Two of Georgia’s greatest coaches, Wally Butts and Vince Dooley, have two things that Richt doesn’t have and that’s a national title and a player that has won the Heisman under their watch.

But one can make the argument that Richt has been more consistent in an extended period of time than Butts or Dooley. Richt has recorded eight 10-win seasons in his 12-year career, which is almost half of the 10-win seasons in UGA history.

He also has many SEC titles than Dooley in his first 11 years (two) and one less than Butts.

So there is no question that Richt is one of the three best coaches in UGA history. But again, that’s not why he is permanently off the hot seat.

No matter what fans may think, there are going to be times where things don’t go a team’s way. Whether it’s injuries, the luck of the schedule or personnel changes, an elite college team is not going to win or be in the hunt for a national title every season.

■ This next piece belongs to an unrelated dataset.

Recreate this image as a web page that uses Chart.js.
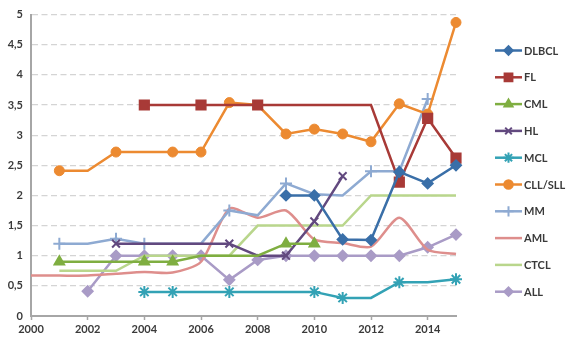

The Bulldogs went through a two-year stretch in 2009-10 where they went 14-12 and finished unranked.

Because of the success of the Bulldogs from 2002-08, many people thought that it was the end for Richt. Fans, students and alumni were ready to get rid of the Miami alum and start fresh with a new coach.

But Richt made the necessary adjustments, starting with recruiting—and things turned around in a big way.

The Bulldogs went from not scoring a touchdown against Central Florida in the Liberty Bowl in 2010 to being five yards away from a shot at the BCS National Championship in 2012.

That shows that Richt still has what it takes to get the program back on track when things are going in the wrong direction. It also shows that Georgia is a team that will continue to get national respect in 2013 and beyond.

It’s clear that Richt needs to win a national title to erase doubts that he is one of the best college coaches in the country. But due to his attitude, preparation and ability to win, Richt will have plenty of opportunities to win a title in Athens because he will be there for a long time.